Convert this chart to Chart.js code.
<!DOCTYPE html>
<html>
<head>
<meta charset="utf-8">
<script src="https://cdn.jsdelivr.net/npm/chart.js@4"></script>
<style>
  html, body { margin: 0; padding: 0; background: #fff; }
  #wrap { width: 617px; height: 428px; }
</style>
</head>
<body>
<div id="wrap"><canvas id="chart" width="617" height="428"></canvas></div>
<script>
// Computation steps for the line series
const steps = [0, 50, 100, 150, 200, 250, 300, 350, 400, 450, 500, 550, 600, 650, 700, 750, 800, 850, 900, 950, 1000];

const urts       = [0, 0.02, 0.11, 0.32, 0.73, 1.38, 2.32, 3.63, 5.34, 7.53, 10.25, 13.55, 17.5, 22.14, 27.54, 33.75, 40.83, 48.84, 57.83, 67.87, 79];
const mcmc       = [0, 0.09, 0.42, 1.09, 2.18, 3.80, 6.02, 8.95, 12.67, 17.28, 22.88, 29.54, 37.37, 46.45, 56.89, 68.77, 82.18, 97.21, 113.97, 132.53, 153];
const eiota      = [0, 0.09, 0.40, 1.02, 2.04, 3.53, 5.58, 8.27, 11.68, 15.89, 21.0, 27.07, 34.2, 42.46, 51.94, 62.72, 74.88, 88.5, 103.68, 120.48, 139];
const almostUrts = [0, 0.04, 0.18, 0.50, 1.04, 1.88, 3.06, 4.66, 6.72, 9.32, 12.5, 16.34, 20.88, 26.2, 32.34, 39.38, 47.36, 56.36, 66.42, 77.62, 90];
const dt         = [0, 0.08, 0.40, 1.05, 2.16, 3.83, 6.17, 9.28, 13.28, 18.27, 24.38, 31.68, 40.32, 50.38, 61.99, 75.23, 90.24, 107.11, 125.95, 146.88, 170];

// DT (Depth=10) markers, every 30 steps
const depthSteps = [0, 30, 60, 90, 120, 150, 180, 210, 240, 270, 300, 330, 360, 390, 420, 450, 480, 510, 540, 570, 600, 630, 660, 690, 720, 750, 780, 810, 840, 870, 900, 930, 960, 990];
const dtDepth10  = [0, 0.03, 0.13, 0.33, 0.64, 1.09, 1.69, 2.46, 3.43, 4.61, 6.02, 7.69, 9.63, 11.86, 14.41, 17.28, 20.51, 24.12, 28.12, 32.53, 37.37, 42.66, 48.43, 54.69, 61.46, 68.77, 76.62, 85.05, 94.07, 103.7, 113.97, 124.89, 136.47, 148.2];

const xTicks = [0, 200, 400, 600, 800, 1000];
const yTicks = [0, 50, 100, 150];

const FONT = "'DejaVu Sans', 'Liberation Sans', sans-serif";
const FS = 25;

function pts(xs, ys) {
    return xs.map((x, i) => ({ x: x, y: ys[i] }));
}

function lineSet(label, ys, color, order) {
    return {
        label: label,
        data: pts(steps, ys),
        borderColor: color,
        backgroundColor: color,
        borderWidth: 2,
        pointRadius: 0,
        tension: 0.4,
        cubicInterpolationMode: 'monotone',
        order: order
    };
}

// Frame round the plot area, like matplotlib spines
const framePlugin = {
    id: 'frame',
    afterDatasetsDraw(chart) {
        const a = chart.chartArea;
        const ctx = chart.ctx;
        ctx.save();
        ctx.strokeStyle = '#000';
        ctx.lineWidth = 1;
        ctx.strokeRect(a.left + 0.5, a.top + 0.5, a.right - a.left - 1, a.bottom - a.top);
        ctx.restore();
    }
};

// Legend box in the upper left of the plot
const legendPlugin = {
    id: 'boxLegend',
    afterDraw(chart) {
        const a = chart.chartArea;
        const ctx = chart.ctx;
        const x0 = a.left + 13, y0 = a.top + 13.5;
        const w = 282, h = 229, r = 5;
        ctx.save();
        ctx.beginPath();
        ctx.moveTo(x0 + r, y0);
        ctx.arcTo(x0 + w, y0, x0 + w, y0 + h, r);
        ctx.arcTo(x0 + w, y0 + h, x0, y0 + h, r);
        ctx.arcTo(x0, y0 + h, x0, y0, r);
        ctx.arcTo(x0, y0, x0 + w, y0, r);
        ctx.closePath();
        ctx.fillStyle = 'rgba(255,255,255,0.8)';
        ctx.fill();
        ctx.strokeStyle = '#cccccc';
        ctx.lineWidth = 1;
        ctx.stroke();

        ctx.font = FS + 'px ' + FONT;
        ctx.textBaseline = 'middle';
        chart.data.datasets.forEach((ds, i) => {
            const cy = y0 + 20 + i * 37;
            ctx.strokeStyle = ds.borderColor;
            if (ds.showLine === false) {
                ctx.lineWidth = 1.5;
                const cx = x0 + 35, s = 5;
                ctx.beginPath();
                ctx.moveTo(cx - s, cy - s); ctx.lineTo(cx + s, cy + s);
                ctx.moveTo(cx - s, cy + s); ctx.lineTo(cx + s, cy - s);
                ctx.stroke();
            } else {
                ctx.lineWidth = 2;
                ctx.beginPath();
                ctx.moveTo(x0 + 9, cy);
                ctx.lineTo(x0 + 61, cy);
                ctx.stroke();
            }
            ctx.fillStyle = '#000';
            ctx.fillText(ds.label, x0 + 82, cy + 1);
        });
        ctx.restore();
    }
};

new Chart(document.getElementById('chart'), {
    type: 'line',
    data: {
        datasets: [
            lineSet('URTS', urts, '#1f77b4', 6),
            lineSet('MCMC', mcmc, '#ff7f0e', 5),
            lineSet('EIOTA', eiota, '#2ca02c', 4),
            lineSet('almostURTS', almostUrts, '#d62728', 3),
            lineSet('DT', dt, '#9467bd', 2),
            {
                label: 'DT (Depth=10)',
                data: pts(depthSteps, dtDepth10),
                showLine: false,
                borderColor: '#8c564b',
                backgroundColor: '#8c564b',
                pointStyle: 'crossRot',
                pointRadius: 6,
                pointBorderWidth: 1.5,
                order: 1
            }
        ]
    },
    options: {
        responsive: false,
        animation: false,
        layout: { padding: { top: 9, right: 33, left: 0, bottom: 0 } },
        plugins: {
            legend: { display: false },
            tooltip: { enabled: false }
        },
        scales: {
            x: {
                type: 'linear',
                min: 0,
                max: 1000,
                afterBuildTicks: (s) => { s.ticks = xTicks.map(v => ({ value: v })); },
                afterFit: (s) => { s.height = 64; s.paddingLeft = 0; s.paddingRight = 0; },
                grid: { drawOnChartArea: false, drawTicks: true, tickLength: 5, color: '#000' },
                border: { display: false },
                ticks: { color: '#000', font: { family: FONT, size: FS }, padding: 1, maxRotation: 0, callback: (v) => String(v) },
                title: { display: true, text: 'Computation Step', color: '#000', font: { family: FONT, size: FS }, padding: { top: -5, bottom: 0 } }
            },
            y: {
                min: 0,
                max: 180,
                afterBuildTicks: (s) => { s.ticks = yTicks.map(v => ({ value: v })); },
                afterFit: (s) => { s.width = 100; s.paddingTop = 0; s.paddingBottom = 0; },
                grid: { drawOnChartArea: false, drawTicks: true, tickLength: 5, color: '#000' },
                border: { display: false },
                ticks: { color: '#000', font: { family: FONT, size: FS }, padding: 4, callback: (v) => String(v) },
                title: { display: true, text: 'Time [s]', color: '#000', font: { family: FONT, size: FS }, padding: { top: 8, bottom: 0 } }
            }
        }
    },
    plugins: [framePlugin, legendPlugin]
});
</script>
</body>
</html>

________________________

WHAT YOU ARE ASKED TO DO> Print out the whole listing exactly as it appears.

SOLUTION FOR THIS TASK>
Convert this chart to Chart.js code.
<!DOCTYPE html>
<html>
<head>
<meta charset="utf-8">
<script src="https://cdn.jsdelivr.net/npm/chart.js@4"></script>
<style>
  html, body { margin: 0; padding: 0; background: #fff; }
  #wrap { width: 617px; height: 428px; }
</style>
</head>
<body>
<div id="wrap"><canvas id="chart" width="617" height="428"></canvas></div>
<script>
// Computation steps for the line series
const steps = [0, 50, 100, 150, 200, 250, 300, 350, 400, 450, 500, 550, 600, 650, 700, 750, 800, 850, 900, 950, 1000];

const urts       = [0, 0.02, 0.11, 0.32, 0.73, 1.38, 2.32, 3.63, 5.34, 7.53, 10.25, 13.55, 17.5, 22.14, 27.54, 33.75, 40.83, 48.84, 57.83, 67.87, 79];
const mcmc       = [0, 0.09, 0.42, 1.09, 2.18, 3.80, 6.02, 8.95, 12.67, 17.28, 22.88, 29.54, 37.37, 46.45, 56.89, 68.77, 82.18, 97.21, 113.97, 132.53, 153];
const eiota      = [0, 0.09, 0.40, 1.02, 2.04, 3.53, 5.58, 8.27, 11.68, 15.89, 21.0, 27.07, 34.2, 42.46, 51.94, 62.72, 74.88, 88.5, 103.68, 120.48, 139];
const almostUrts = [0, 0.04, 0.18, 0.50, 1.04, 1.88, 3.06, 4.66, 6.72, 9.32, 12.5, 16.34, 20.88, 26.2, 32.34, 39.38, 47.36, 56.36, 66.42, 77.62, 90];
const dt         = [0, 0.08, 0.40, 1.05, 2.16, 3.83, 6.17, 9.28, 13.28, 18.27, 24.38, 31.68, 40.32, 50.38, 61.99, 75.23, 90.24, 107.11, 125.95, 146.88, 170];

// DT (Depth=10) markers, every 30 steps
const depthSteps = [0, 30, 60, 90, 120, 150, 180, 210, 240, 270, 300, 330, 360, 390, 420, 450, 480, 510, 540, 570, 600, 630, 660, 690, 720, 750, 780, 810, 840, 870, 900, 930, 960, 990];
const dtDepth10  = [0, 0.03, 0.13, 0.33, 0.64, 1.09, 1.69, 2.46, 3.43, 4.61, 6.02, 7.69, 9.63, 11.86, 14.41, 17.28, 20.51, 24.12, 28.12, 32.53, 37.37, 42.66, 48.43, 54.69, 61.46, 68.77, 76.62, 85.05, 94.07, 103.7, 113.97, 124.89, 136.47, 148.2];

const xTicks = [0, 200, 400, 600, 800, 1000];
const yTicks = [0, 50, 100, 150];

const FONT = "'DejaVu Sans', 'Liberation Sans', sans-serif";
const FS = 25;

function pts(xs, ys) {
    return xs.map((x, i) => ({ x: x, y: ys[i] }));
}

function lineSet(label, ys, color, order) {
    return {
        label: label,
        data: pts(steps, ys),
        borderColor: color,
        backgroundColor: color,
        borderWidth: 2,
        pointRadius: 0,
        tension: 0.4,
        cubicInterpolationMode: 'monotone',
        order: order
    };
}

// Frame round the plot area, like matplotlib spines
const framePlugin = {
    id: 'frame',
    afterDatasetsDraw(chart) {
        const a = chart.chartArea;
        const ctx = chart.ctx;
        ctx.save();
        ctx.strokeStyle = '#000';
        ctx.lineWidth = 1;
        ctx.strokeRect(a.left + 0.5, a.top + 0.5, a.right - a.left - 1, a.bottom - a.top);
        ctx.restore();
    }
};

// Legend box in the upper left of the plot
const legendPlugin = {
    id: 'boxLegend',
    afterDraw(chart) {
        const a = chart.chartArea;
        const ctx = chart.ctx;
        const x0 = a.left + 13, y0 = a.top + 13.5;
        const w = 282, h = 229, r = 5;
        ctx.save();
        ctx.beginPath();
        ctx.moveTo(x0 + r, y0);
        ctx.arcTo(x0 + w, y0, x0 + w, y0 + h, r);
        ctx.arcTo(x0 + w, y0 + h, x0, y0 + h, r);
        ctx.arcTo(x0, y0 + h, x0, y0, r);
        ctx.arcTo(x0, y0, x0 + w, y0, r);
        ctx.closePath();
        ctx.fillStyle = 'rgba(255,255,255,0.8)';
        ctx.fill();
        ctx.strokeStyle = '#cccccc';
        ctx.lineWidth = 1;
        ctx.stroke();

        ctx.font = FS + 'px ' + FONT;
        ctx.textBaseline = 'middle';
        chart.data.datasets.forEach((ds, i) => {
            const cy = y0 + 20 + i * 37;
            ctx.strokeStyle = ds.borderColor;
            if (ds.showLine === false) {
                ctx.lineWidth = 1.5;
                const cx = x0 + 35, s = 5;
                ctx.beginPath();
                ctx.moveTo(cx - s, cy - s); ctx.lineTo(cx + s, cy + s);
                ctx.moveTo(cx - s, cy + s); ctx.lineTo(cx + s, cy - s);
                ctx.stroke();
            } else {
                ctx.lineWidth = 2;
                ctx.beginPath();
                ctx.moveTo(x0 + 9, cy);
                ctx.lineTo(x0 + 61, cy);
                ctx.stroke();
            }
            ctx.fillStyle = '#000';
            ctx.fillText(ds.label, x0 + 82, cy + 1);
        });
        ctx.restore();
    }
};

new Chart(document.getElementById('chart'), {
    type: 'line',
    data: {
        datasets: [
            lineSet('URTS', urts, '#1f77b4', 6),
            lineSet('MCMC', mcmc, '#ff7f0e', 5),
            lineSet('EIOTA', eiota, '#2ca02c', 4),
            lineSet('almostURTS', almostUrts, '#d62728', 3),
            lineSet('DT', dt, '#9467bd', 2),
            {
                label: 'DT (Depth=10)',
                data: pts(depthSteps, dtDepth10),
                showLine: false,
                borderColor: '#8c564b',
                backgroundColor: '#8c564b',
                pointStyle: 'crossRot',
                pointRadius: 6,
                pointBorderWidth: 1.5,
                order: 1
            }
        ]
    },
    options: {
        responsive: false,
        animation: false,
        layout: { padding: { top: 9, right: 33, left: 0, bottom: 0 } },
        plugins: {
            legend: { display: false },
            tooltip: { enabled: false }
        },
        scales: {
            x: {
                type: 'linear',
                min: 0,
                max: 1000,
                afterBuildTicks: (s) => { s.ticks = xTicks.map(v => ({ value: v })); },
                afterFit: (s) => { s.height = 64; s.paddingLeft = 0; s.paddingRight = 0; },
                grid: { drawOnChartArea: false, drawTicks: true, tickLength: 5, color: '#000' },
                border: { display: false },
                ticks: { color: '#000', font: { family: FONT, size: FS }, padding: 1, maxRotation: 0, callback: (v) => String(v) },
                title: { display: true, text: 'Computation Step', color: '#000', font: { family: FONT, size: FS }, padding: { top: -5, bottom: 0 } }
            },
            y: {
                min: 0,
                max: 180,
                afterBuildTicks: (s) => { s.ticks = yTicks.map(v => ({ value: v })); },
                afterFit: (s) => { s.width = 100; s.paddingTop = 0; s.paddingBottom = 0; },
                grid: { drawOnChartArea: false, drawTicks: true, tickLength: 5, color: '#000' },
                border: { display: false },
                ticks: { color: '#000', font: { family: FONT, size: FS }, padding: 4, callback: (v) => String(v) },
                title: { display: true, text: 'Time [s]', color: '#000', font: { family: FONT, size: FS }, padding: { top: 8, bottom: 0 } }
            }
        }
    },
    plugins: [framePlugin, legendPlugin]
});
</script>
</body>
</html>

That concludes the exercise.